Direction:
Each line in the material below, starting at the one with "Emit a Python" and ending at the one with "dashes=(4.2, 3), zorder=1, clip_on=False)", is to be reproduced exactly; no picture is to be copied.

Record excerpts:
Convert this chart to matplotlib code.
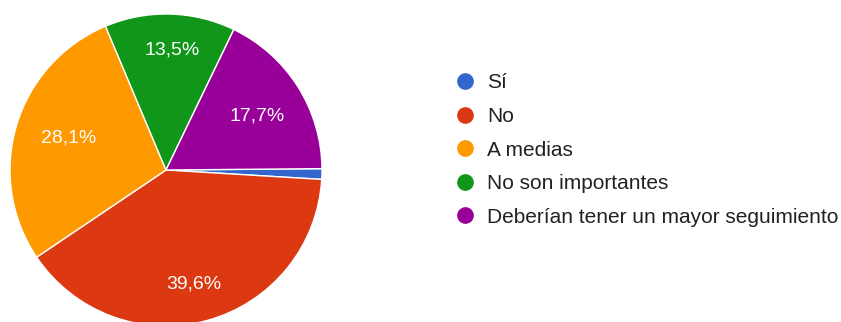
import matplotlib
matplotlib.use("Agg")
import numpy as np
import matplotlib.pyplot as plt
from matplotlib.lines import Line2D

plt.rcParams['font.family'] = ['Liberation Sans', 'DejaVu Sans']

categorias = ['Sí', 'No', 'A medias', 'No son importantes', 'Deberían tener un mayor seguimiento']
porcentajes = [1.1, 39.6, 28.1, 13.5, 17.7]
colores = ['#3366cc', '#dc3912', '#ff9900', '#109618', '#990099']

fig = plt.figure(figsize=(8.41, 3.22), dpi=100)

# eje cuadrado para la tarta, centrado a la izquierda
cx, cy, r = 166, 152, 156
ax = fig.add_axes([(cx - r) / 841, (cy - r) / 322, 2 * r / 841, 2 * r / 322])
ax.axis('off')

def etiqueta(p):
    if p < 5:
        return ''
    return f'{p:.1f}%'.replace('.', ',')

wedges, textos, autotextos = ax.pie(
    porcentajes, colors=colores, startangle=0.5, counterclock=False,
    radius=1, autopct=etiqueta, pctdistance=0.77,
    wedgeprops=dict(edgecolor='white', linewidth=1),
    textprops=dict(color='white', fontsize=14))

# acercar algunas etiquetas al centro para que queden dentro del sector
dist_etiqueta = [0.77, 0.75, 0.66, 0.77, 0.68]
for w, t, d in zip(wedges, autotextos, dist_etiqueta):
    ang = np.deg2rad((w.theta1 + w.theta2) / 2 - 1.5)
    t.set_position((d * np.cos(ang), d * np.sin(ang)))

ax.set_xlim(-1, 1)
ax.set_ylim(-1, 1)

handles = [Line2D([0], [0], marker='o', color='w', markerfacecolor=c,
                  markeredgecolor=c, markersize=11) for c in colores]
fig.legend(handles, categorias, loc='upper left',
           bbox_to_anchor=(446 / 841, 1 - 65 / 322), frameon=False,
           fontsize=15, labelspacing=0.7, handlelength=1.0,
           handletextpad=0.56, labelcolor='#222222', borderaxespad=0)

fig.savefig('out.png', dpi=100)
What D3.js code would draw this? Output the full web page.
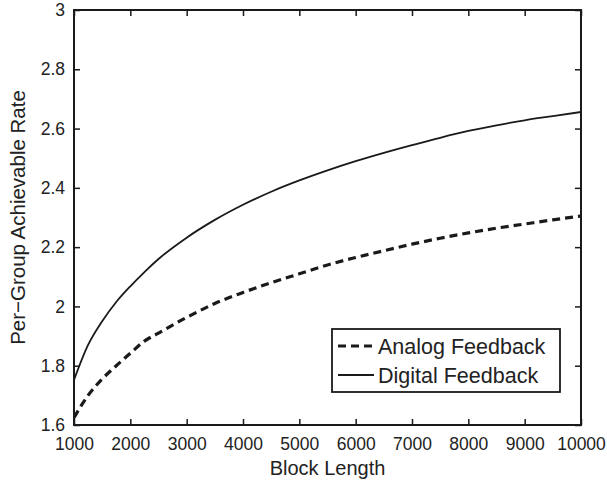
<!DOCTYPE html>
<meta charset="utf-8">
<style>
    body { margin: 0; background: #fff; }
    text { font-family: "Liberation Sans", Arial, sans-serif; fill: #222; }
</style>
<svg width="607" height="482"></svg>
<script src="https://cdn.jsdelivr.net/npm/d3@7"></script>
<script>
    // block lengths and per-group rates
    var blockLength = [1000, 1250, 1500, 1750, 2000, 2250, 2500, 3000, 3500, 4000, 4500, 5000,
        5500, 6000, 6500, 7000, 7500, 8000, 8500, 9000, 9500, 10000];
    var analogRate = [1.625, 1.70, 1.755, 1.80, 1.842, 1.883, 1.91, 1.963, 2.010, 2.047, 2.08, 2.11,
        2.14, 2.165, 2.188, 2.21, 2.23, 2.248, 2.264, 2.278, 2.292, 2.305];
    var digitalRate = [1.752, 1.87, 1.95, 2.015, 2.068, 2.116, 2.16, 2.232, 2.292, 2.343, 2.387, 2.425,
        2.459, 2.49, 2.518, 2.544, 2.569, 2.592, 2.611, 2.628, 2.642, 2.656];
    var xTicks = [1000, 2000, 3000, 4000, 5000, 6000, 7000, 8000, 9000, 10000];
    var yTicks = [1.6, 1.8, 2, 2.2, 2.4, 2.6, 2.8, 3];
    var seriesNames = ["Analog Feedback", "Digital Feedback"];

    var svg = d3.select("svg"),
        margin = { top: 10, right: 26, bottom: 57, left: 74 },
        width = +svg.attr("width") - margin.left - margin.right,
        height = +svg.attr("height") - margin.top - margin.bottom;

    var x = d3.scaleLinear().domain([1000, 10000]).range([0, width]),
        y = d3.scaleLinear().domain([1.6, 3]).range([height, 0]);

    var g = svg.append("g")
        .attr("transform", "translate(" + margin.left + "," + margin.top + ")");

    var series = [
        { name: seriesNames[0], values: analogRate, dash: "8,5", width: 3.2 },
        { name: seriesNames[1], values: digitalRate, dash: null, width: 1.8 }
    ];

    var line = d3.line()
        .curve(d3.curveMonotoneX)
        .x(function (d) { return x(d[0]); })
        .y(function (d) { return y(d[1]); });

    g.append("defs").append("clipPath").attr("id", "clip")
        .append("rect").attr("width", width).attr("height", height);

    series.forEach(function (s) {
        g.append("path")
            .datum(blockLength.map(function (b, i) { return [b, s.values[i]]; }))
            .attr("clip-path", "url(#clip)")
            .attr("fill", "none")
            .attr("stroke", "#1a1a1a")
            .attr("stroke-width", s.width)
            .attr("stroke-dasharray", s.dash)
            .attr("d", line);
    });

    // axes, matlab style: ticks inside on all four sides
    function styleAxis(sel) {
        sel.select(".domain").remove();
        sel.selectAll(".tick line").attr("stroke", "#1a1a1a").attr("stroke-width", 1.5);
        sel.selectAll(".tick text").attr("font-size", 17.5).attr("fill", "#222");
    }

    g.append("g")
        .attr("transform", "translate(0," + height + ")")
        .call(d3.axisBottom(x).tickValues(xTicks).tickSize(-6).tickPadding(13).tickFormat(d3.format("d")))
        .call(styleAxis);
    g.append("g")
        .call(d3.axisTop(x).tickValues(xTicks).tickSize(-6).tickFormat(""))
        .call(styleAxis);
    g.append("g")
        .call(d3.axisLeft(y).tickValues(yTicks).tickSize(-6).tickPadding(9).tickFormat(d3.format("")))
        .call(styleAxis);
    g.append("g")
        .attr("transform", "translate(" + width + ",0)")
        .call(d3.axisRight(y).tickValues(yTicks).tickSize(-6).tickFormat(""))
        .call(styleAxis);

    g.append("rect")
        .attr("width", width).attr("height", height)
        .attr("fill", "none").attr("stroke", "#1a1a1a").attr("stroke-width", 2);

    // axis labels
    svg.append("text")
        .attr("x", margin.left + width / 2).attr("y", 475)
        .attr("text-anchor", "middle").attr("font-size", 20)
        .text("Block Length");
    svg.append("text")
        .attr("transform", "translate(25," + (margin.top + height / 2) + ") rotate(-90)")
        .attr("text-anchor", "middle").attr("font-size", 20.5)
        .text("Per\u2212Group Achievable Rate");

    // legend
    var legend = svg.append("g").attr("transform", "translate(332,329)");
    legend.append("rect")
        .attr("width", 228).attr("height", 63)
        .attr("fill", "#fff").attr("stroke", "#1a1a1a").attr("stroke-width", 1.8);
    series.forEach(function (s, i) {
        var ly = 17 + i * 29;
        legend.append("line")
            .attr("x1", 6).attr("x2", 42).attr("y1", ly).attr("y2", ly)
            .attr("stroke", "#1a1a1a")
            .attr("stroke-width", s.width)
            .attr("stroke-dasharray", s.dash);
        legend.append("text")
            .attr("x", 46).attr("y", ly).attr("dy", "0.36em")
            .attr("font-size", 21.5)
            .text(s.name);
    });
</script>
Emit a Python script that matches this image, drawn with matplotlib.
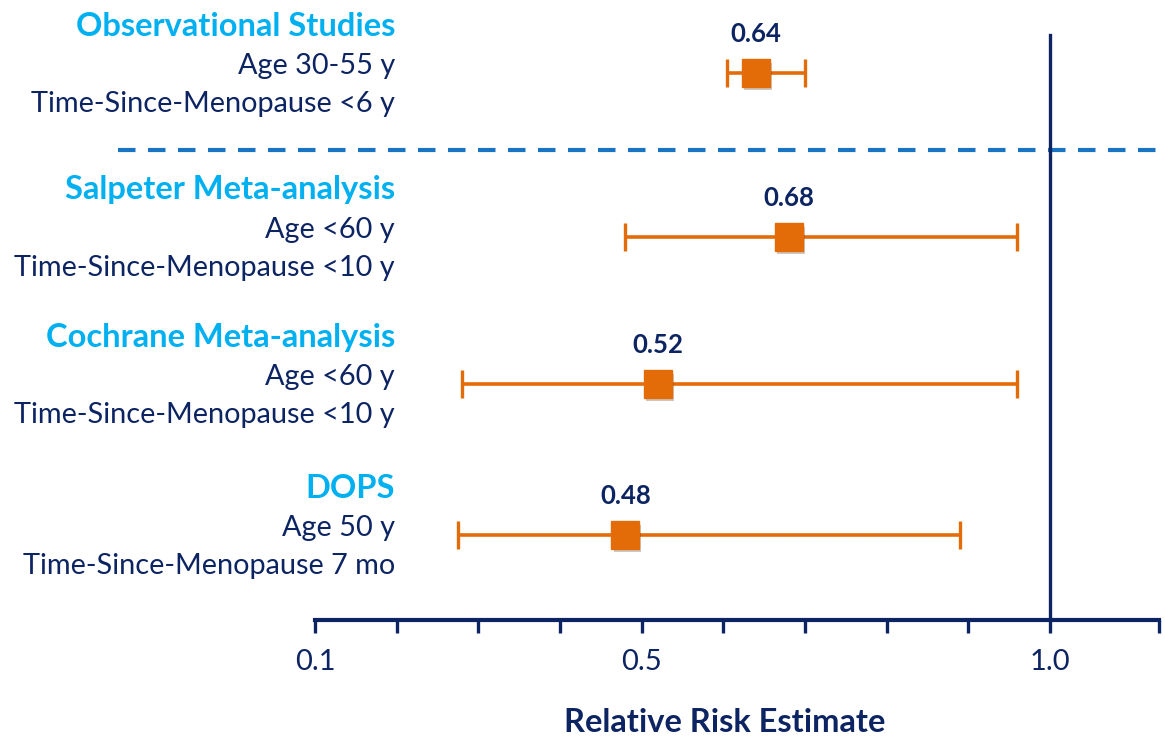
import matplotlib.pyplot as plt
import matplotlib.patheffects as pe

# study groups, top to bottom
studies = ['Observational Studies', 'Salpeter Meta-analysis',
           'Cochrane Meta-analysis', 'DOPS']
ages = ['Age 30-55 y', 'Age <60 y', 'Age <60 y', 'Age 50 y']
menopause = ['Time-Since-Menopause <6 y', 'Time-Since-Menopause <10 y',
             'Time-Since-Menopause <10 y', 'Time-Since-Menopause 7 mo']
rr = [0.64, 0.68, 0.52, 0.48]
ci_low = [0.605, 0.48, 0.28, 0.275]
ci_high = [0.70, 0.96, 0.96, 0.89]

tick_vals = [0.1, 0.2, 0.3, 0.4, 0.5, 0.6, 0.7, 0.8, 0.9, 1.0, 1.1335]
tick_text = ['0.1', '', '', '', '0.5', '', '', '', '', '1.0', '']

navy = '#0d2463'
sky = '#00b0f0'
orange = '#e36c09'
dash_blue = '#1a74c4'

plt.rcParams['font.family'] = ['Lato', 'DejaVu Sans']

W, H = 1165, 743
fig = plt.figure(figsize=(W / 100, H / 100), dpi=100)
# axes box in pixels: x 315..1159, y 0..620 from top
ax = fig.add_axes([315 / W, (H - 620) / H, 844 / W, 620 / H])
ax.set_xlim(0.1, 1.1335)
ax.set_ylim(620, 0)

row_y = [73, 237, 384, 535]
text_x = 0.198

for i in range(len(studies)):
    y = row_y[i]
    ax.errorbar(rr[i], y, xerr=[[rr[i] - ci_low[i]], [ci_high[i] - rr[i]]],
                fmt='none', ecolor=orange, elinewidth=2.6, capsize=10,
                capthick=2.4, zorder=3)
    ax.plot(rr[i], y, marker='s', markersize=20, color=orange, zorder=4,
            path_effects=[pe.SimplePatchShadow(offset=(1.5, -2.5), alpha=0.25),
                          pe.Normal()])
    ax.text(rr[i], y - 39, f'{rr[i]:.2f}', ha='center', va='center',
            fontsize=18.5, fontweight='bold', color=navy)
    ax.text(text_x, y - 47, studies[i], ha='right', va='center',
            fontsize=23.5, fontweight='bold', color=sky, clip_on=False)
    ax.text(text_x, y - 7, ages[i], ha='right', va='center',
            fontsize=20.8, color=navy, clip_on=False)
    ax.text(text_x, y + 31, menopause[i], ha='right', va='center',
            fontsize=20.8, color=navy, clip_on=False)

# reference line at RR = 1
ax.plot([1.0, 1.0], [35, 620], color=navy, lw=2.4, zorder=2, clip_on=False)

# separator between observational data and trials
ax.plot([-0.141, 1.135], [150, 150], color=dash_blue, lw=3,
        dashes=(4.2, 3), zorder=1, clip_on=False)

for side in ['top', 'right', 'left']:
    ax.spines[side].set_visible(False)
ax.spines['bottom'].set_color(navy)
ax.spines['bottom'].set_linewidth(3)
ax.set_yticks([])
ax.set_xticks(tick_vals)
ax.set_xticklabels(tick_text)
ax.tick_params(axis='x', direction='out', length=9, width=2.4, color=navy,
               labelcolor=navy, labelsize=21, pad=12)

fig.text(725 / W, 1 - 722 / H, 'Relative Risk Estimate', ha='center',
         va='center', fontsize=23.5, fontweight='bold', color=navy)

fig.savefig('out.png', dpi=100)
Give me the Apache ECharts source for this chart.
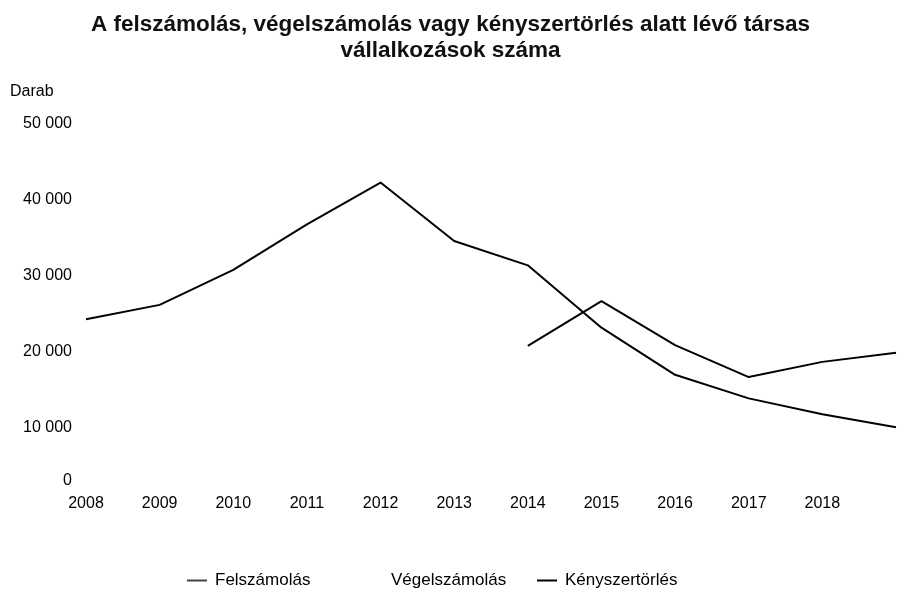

Reply:
Emit a Python script that matches this image, drawn with matplotlib.
import matplotlib.pyplot as plt
import matplotlib.patheffects as pe

# study groups, top to bottom
studies = ['Observational Studies', 'Salpeter Meta-analysis',
           'Cochrane Meta-analysis', 'DOPS']
ages = ['Age 30-55 y', 'Age <60 y', 'Age <60 y', 'Age 50 y']
menopause = ['Time-Since-Menopause <6 y', 'Time-Since-Menopause <10 y',
             'Time-Since-Menopause <10 y', 'Time-Since-Menopause 7 mo']
rr = [0.64, 0.68, 0.52, 0.48]
ci_low = [0.605, 0.48, 0.28, 0.275]
ci_high = [0.70, 0.96, 0.96, 0.89]

tick_vals = [0.1, 0.2, 0.3, 0.4, 0.5, 0.6, 0.7, 0.8, 0.9, 1.0, 1.1335]
tick_text = ['0.1', '', '', '', '0.5', '', '', '', '', '1.0', '']

navy = '#0d2463'
sky = '#00b0f0'
orange = '#e36c09'
dash_blue = '#1a74c4'

plt.rcParams['font.family'] = ['Lato', 'DejaVu Sans']

W, H = 1165, 743
fig = plt.figure(figsize=(W / 100, H / 100), dpi=100)
# axes box in pixels: x 315..1159, y 0..620 from top
ax = fig.add_axes([315 / W, (H - 620) / H, 844 / W, 620 / H])
ax.set_xlim(0.1, 1.1335)
ax.set_ylim(620, 0)

row_y = [73, 237, 384, 535]
text_x = 0.198

for i in range(len(studies)):
    y = row_y[i]
    ax.errorbar(rr[i], y, xerr=[[rr[i] - ci_low[i]], [ci_high[i] - rr[i]]],
                fmt='none', ecolor=orange, elinewidth=2.6, capsize=10,
                capthick=2.4, zorder=3)
    ax.plot(rr[i], y, marker='s', markersize=20, color=orange, zorder=4,
            path_effects=[pe.SimplePatchShadow(offset=(1.5, -2.5), alpha=0.25),
                          pe.Normal()])
    ax.text(rr[i], y - 39, f'{rr[i]:.2f}', ha='center', va='center',
            fontsize=18.5, fontweight='bold', color=navy)
    ax.text(text_x, y - 47, studies[i], ha='right', va='center',
            fontsize=23.5, fontweight='bold', color=sky, clip_on=False)
    ax.text(text_x, y - 7, ages[i], ha='right', va='center',
            fontsize=20.8, color=navy, clip_on=False)
    ax.text(text_x, y + 31, menopause[i], ha='right', va='center',
            fontsize=20.8, color=navy, clip_on=False)

# reference line at RR = 1
ax.plot([1.0, 1.0], [35, 620], color=navy, lw=2.4, zorder=2, clip_on=False)

# separator between observational data and trials
ax.plot([-0.141, 1.135], [150, 150], color=dash_blue, lw=3,
        dashes=(4.2, 3), zorder=1, clip_on=False)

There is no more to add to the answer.